IIRC most (if not all) of our proxy implementation relies on the upstream Go, which accounts for both uppercase and lowercase variants:
return &Config{
HTTPProxy: getEnvAny("HTTP_PROXY", "http_proxy"),
HTTPSProxy: getEnvAny("HTTPS_PROXY", "https_proxy"),
NoProxy: getEnvAny("NO_PROXY", "no_proxy"),
CGI: os.Getenv("REQUEST_METHOD") != "",
}
https://github.com/golang/net/blob/8021a29435afef042814c3ad3b702ff04b240bc7/http/httpproxy/proxy.go#L91-L93
I noticed that your first patch did not include a HTTP_PROXY
, only your second one, can you please confirm that setting the three env-vars (HTTP_PROXY
, HTTPS_PROXY
and NO_PROXY
) on both upper or lower cases still yield different results?
Hi @pjbgf, yes, I think that was it — my first patch didn't include a HTTP_PROXY
. I just tried it with only the upper case variants (but including both HTTP and HTTPS and that worked)
So:
- With the 3 env vars in upper case (
HTTP_PROXY
,HTTPS_PROXY
andNO_PROXY
): no issues, all good. - With the 3 env vars in lower case (
http_proxy
,http_proxy
andno_proxy
): the flux controllers start, but it seems like Helm still has issues pulling the repos (see https://github.com/helm/helm/issues/10065, but I'm guessing that's outside the scope of flux). - With only 2 env vars (
HTTPS_PROXY
andNO_PROXY
): issues with the controllers starting — not sure why.
I also included the EKS service subnet (172.20.0.0/16
in the snippets above) to the NO_PROXY
, but that should've already been covered by .cluster.local
.
I general, I think adding the HTTP_PROXY
to the Bootstrap cheatsheet would be useful. Happy to submit the PR. Would I need to update anything other than the MD file here?
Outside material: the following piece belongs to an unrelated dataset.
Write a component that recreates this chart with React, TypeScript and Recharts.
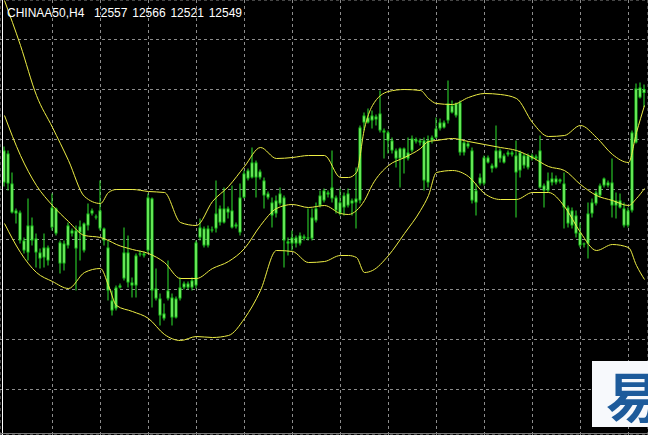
import { ComposedChart, Bar, Line, XAxis, YAxis, CartesianGrid } from "recharts"

const symbol = "CHINAA50"
const timeframe = "H4"

// one entry per H4 bar: open, high, low, close
const bars: [number, number, number, number][] = [
  [12370, 12442, 12362, 12434], [12428, 12434, 12354, 12368], [12368, 12390, 12308, 12310], [12308, 12318, 12288, 12314],
  [12310, 12314, 12248, 12254], [12254, 12260, 12228, 12234], [12230, 12338, 12214, 12284], [12284, 12300, 12244, 12254],
  [12258, 12268, 12200, 12230], [12230, 12238, 12198, 12218], [12220, 12268, 12200, 12240], [12240, 12244, 12204, 12214],
  [12280, 12348, 12274, 12320], [12318, 12320, 12264, 12268], [12250, 12254, 12188, 12208], [12208, 12254, 12194, 12248],
  [12244, 12290, 12238, 12284], [12274, 12278, 12262, 12268], [12274, 12284, 12154, 12238], [12270, 12294, 12214, 12282],
  [12234, 12290, 12230, 12288], [12284, 12328, 12274, 12308], [12308, 12318, 12304, 12314], [12302, 12306, 12296, 12300],
  [12278, 12374, 12274, 12314], [12278, 12280, 12244, 12254], [12240, 12254, 12134, 12154], [12134, 12154, 12104, 12114],
  [12118, 12164, 12114, 12160], [12160, 12168, 12158, 12164], [12178, 12280, 12174, 12230], [12230, 12264, 12160, 12170],
  [12170, 12180, 12140, 12164], [12164, 12228, 12140, 12224], [12226, 12234, 12222, 12228], [12228, 12232, 12220, 12224],
  [12234, 12348, 12230, 12340], [12338, 12340, 12120, 12154], [12158, 12198, 12134, 12138], [12138, 12148, 12084, 12104],
  [12098, 12128, 12094, 12108], [12138, 12214, 12134, 12154], [12140, 12148, 12084, 12100], [12100, 12142, 12098, 12138],
  [12138, 12180, 12134, 12160], [12160, 12172, 12156, 12168], [12168, 12172, 12156, 12160], [12160, 12180, 12154, 12174],
  [12164, 12254, 12158, 12250], [12260, 12298, 12254, 12280], [12278, 12282, 12240, 12244], [12244, 12284, 12240, 12278],
  [12276, 12282, 12270, 12274], [12278, 12374, 12270, 12308], [12290, 12324, 12284, 12318], [12318, 12360, 12288, 12290],
  [12310, 12322, 12298, 12318], [12314, 12364, 12278, 12280], [12286, 12290, 12278, 12282], [12270, 12368, 12264, 12340],
  [12340, 12394, 12338, 12388], [12394, 12398, 12374, 12378], [12380, 12440, 12378, 12410], [12410, 12414, 12340, 12380],
  [12380, 12396, 12376, 12392], [12374, 12380, 12318, 12344], [12348, 12352, 12336, 12340], [12330, 12340, 12280, 12304],
  [12308, 12344, 12300, 12334], [12328, 12360, 12324, 12348], [12340, 12344, 12200, 12254], [12252, 12260, 12224, 12248],
  [12248, 12274, 12234, 12260], [12260, 12264, 12240, 12248], [12248, 12270, 12244, 12264], [12262, 12266, 12254, 12258],
  [12258, 12318, 12254, 12260], [12258, 12318, 12254, 12300], [12294, 12330, 12290, 12318], [12324, 12354, 12320, 12344],
  [12334, 12358, 12330, 12354], [12350, 12354, 12340, 12346], [12338, 12434, 12330, 12360], [12340, 12344, 12308, 12314],
  [12308, 12358, 12304, 12330], [12320, 12350, 12304, 12344], [12348, 12358, 12320, 12324], [12328, 12338, 12304, 12334],
  [12338, 12400, 12278, 12330], [12334, 12484, 12328, 12480], [12490, 12510, 12474, 12504], [12500, 12518, 12488, 12490],
  [12494, 12514, 12478, 12504], [12502, 12506, 12484, 12496], [12474, 12554, 12470, 12508], [12474, 12478, 12418, 12470],
  [12470, 12474, 12428, 12454], [12454, 12460, 12428, 12434], [12434, 12438, 12400, 12418], [12418, 12440, 12360, 12438],
  [12438, 12440, 12388, 12418], [12418, 12460, 12414, 12430], [12434, 12464, 12430, 12458], [12456, 12460, 12448, 12452],
  [12454, 12458, 12444, 12450], [12454, 12460, 12354, 12374], [12370, 12464, 12360, 12454], [12454, 12464, 12448, 12460],
  [12460, 12500, 12458, 12478], [12478, 12498, 12474, 12490], [12490, 12494, 12478, 12480], [12494, 12574, 12488, 12528],
  [12524, 12534, 12508, 12510], [12504, 12530, 12500, 12528], [12530, 12534, 12424, 12430], [12430, 12454, 12424, 12450],
  [12448, 12452, 12438, 12442], [12434, 12440, 12328, 12334], [12330, 12368, 12304, 12354], [12368, 12388, 12364, 12380],
  [12368, 12424, 12364, 12420], [12420, 12424, 12408, 12410], [12404, 12408, 12390, 12398], [12400, 12484, 12398, 12434],
  [12434, 12438, 12410, 12418], [12410, 12428, 12408, 12424], [12426, 12434, 12422, 12430], [12430, 12434, 12422, 12426],
  [12424, 12454, 12300, 12390], [12394, 12434, 12380, 12430], [12424, 12428, 12398, 12404], [12400, 12428, 12396, 12424],
  [12424, 12428, 12414, 12418], [12418, 12426, 12414, 12422], [12434, 12464, 12358, 12360], [12364, 12368, 12320, 12354],
  [12354, 12390, 12350, 12374], [12370, 12390, 12364, 12378], [12378, 12384, 12366, 12370], [12372, 12378, 12368, 12376],
  [12368, 12390, 12278, 12320], [12320, 12324, 12280, 12288], [12284, 12320, 12278, 12314], [12304, 12314, 12260, 12268],
  [12270, 12290, 12240, 12244], [12246, 12250, 12240, 12248], [12248, 12330, 12218, 12308], [12308, 12338, 12300, 12330],
  [12328, 12354, 12324, 12350], [12344, 12368, 12340, 12364], [12364, 12380, 12360, 12378], [12370, 12374, 12360, 12364],
  [12370, 12418, 12300, 12324], [12324, 12350, 12298, 12334], [12334, 12348, 12318, 12320], [12318, 12330, 12280, 12284],
  [12284, 12320, 12280, 12314], [12314, 12474, 12310, 12470], [12450, 12568, 12448, 12558], [12540, 12570, 12538, 12560],
  [12557, 12566, 12521, 12549],
]

// Bollinger bands at these bars
const bandBars = [0, 4, 8, 12, 16, 20, 24, 26, 28, 32, 36, 40, 44, 48, 52, 56, 60, 64, 68, 72, 76, 80, 84, 86, 88, 90, 92, 96, 100, 104, 106, 108, 112, 116, 120, 124, 128, 132, 136, 140, 144, 148, 152, 156, 158, 160]
const upperBand = [12734, 12644, 12544, 12480, 12414, 12342, 12328, 12350, 12356, 12356, 12352, 12350, 12290, 12284, 12332, 12362, 12402, 12440, 12418, 12420, 12424, 12424, 12380, 12380, 12390, 12478, 12524, 12552, 12556, 12554, 12538, 12528, 12526, 12540, 12548, 12546, 12538, 12490, 12462, 12464, 12484, 12460, 12426, 12410, 12470, 12524]
const middleBand = [12504, 12424, 12364, 12324, 12292, 12264, 12260, 12254, 12246, 12236, 12228, 12210, 12178, 12178, 12198, 12212, 12238, 12284, 12318, 12326, 12320, 12324, 12308, 12306, 12314, 12334, 12366, 12404, 12420, 12438, 12452, 12454, 12458, 12452, 12446, 12440, 12434, 12420, 12402, 12394, 12366, 12344, 12334, 12324, 12338, 12358]
const lowerBand = [12288, 12230, 12190, 12172, 12158, 12190, 12198, 12164, 12124, 12112, 12098, 12066, 12054, 12062, 12060, 12064, 12098, 12154, 12234, 12232, 12210, 12212, 12224, 12224, 12220, 12190, 12194, 12224, 12268, 12314, 12344, 12390, 12394, 12382, 12348, 12336, 12336, 12350, 12350, 12322, 12270, 12234, 12246, 12240, 12204, 12176]

const gridPrices = [11956, 12056, 12156, 12256, 12356, 12456, 12556, 12656]
const gridBars = [12, 24, 36, 48, 60, 72, 84, 96, 108, 120, 132, 144, 156]

const data = bars.map(([open, high, low, close], i) => {
  const k = bandBars.indexOf(i)
  return {
    i,
    open,
    high,
    low,
    close,
    range: [low, high],
    upper: k >= 0 ? upperBand[k] : null,
    middle: k >= 0 ? middleBand[k] : null,
    lower: k >= 0 ? lowerBand[k] : null,
  }
})

const last = bars[bars.length - 1]
const title = `${symbol},${timeframe}  ${last[0]} ${last[1]} ${last[2]} ${last[3]}`

function Candle(props: any) {
  const { x, y, width, height, payload } = props
  if (!payload || x == null) return null
  const cx = x + width / 2
  const top = Math.min(y, y + height)
  const h = Math.abs(height)
  const { open, high, low, close } = payload
  const k = high > low ? h / (high - low) : 0
  const bodyTop = top + (high - Math.max(open, close)) * k
  const bodyH = Math.max(1, Math.abs(open - close) * k)
  return (
    <g>
      <line x1={cx} x2={cx} y1={top} y2={top + h} stroke="#2ee62e" strokeWidth={1} />
      <rect x={cx - 1.5} y={bodyTop} width={3} height={bodyH} fill="#1fcf1f" />
      {bodyH > 2 && (
        <rect x={cx - 0.5} y={bodyTop + 1} width={1} height={bodyH - 2} fill="#a8ff8c" />
      )}
    </g>
  )
}

export default function App() {
  return (
    <div
      style={{
        position: "absolute",
        left: 0,
        top: 0,
        width: 648,
        height: 435,
        background: "#000",
        overflow: "hidden",
      }}
    >
      <ComposedChart
        width={648}
        height={435}
        data={data}
        margin={{ top: 0, right: 0, bottom: 0, left: 0 }}
      >
        <XAxis
          dataKey="i"
          type="number"
          domain={[-1.125, 160.875]}
          ticks={gridBars}
          allowDataOverflow
          hide
        />
        <YAxis
          type="number"
          domain={[11865, 12735]}
          ticks={gridPrices}
          allowDataOverflow
          hide
        />
        <CartesianGrid stroke="#8c8c8c" strokeDasharray="3 3" />
        <Bar
          dataKey="range"
          barSize={3}
          shape={<Candle />}
          isAnimationActive={false}
        />
        <Line
          dataKey="upper"
          type="monotone"
          stroke="#eeee44"
          strokeWidth={1}
          dot={false}
          activeDot={false}
          connectNulls
          isAnimationActive={false}
        />
        <Line
          dataKey="middle"
          type="monotone"
          stroke="#eeee44"
          strokeWidth={1}
          dot={false}
          activeDot={false}
          connectNulls
          isAnimationActive={false}
        />
        <Line
          dataKey="lower"
          type="monotone"
          stroke="#eeee44"
          strokeWidth={1}
          dot={false}
          activeDot={false}
          connectNulls
          isAnimationActive={false}
        />
      </ComposedChart>

      <div
        style={{
          position: "absolute",
          left: 2,
          top: 0,
          width: 1,
          height: 435,
          background: "#ffffff",
        }}
      />
      <div
        style={{
          position: "absolute",
          left: 0,
          top: 433,
          width: 648,
          height: 1,
          background: "#7a7a7a",
        }}
      />
      <div
        style={{
          position: "absolute",
          left: 7,
          top: 6,
          color: "#ffffff",
          fontFamily: "'Liberation Sans', Arial, sans-serif",
          fontSize: 12,
          whiteSpace: "pre",
          wordSpacing: 1.5,
        }}
      >
        {title}
      </div>
      <div
        style={{
          position: "absolute",
          left: 592,
          top: 361,
          width: 56,
          height: 66,
          background: "#f7f9fc",
          overflow: "hidden",
        }}
      >
        <span
          style={{
            position: "absolute",
            left: 14,
            top: 7,
            fontFamily: "'Noto Sans CJK SC', sans-serif",
            fontSize: 54,
            fontWeight: 700,
            lineHeight: 1,
            color: "#1d5b9b",
          }}
        >
          易
        </span>
      </div>
    </div>
  )
}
hello, I had the same issue and what did the trick for me was to add service (and pod) subnet
quick update, adding the dns ip address (10.43.0.1
on rke2) is sufficient
I also struggle with this. I set all proxy variables (http_proxy
, HTTP_PROXY
, https_proxy
, HTTPS_PROXY
, no_proxy
, NO_PROXY
) for the flux deployments, trying your guys solutions but nothing seems to solve the problems I observe. I added cluster.local
and .cluster.local
ot my no proxy vars because my controllers cannot reach each other via FQDN but it does not help. I suspect that the wget
implementation used under the hood is causing this. It does not read the no proxy variables but rather needs the flag -Y off
to omit using a proxy - testing this manually worked. Is there any other ideas how to solve this issue?
I can confirm that I face the same problem. Tried both upper case and lower case env vars, still health checks fail for every flux pod
We have the same problem, env set in upper and in lower case.
Same problem here (env set in upper and in lower case), anybody a fix for this?
as I said in my previous comment, I've added DNS IP in the NO_PROXY
env variable (10.43.0.1
on rke2) and it works now
@sylvainOL, you're right. For people interested, here is my configuration that is currently working.
-
kustomization.yaml
apiVersion: kustomize.config.k8s.io/v1beta1
kind: Kustomization
resources:
- gotk-components.yaml
- gotk-sync.yaml
patches:
- patch: |
apiVersion: apps/v1
kind: Deployment
metadata:
name: all
spec:
template:
spec:
containers:
- name: manager
securityContext:
runAsUser: 65534
seccompProfile:
$patch: delete
env:
- name: "HTTPS_PROXY"
value: "http://proxy.example.com:3128"
- name: "HTTP_PROXY"
value: "http://proxy.example.com:3128"
- name: "NO_PROXY"
# 172.30.0.1 is my DNS IP
value: ".cluster.local.,.cluster.local,.svc,10.24.62.0/24,172.30.0.1,172.30.0.0/24"
target:
kind: Deployment
labelSelector: app.kubernetes.io/part-of=flux
- patch: |-
- op: remove
path: /metadata/labels/pod-security.kubernetes.io~1warn
- op: remove
path: /metadata/labels/pod-security.kubernetes.io~1warn-version
target:
kind: Namespace
labelSelector: app.kubernetes.io/part-of=flux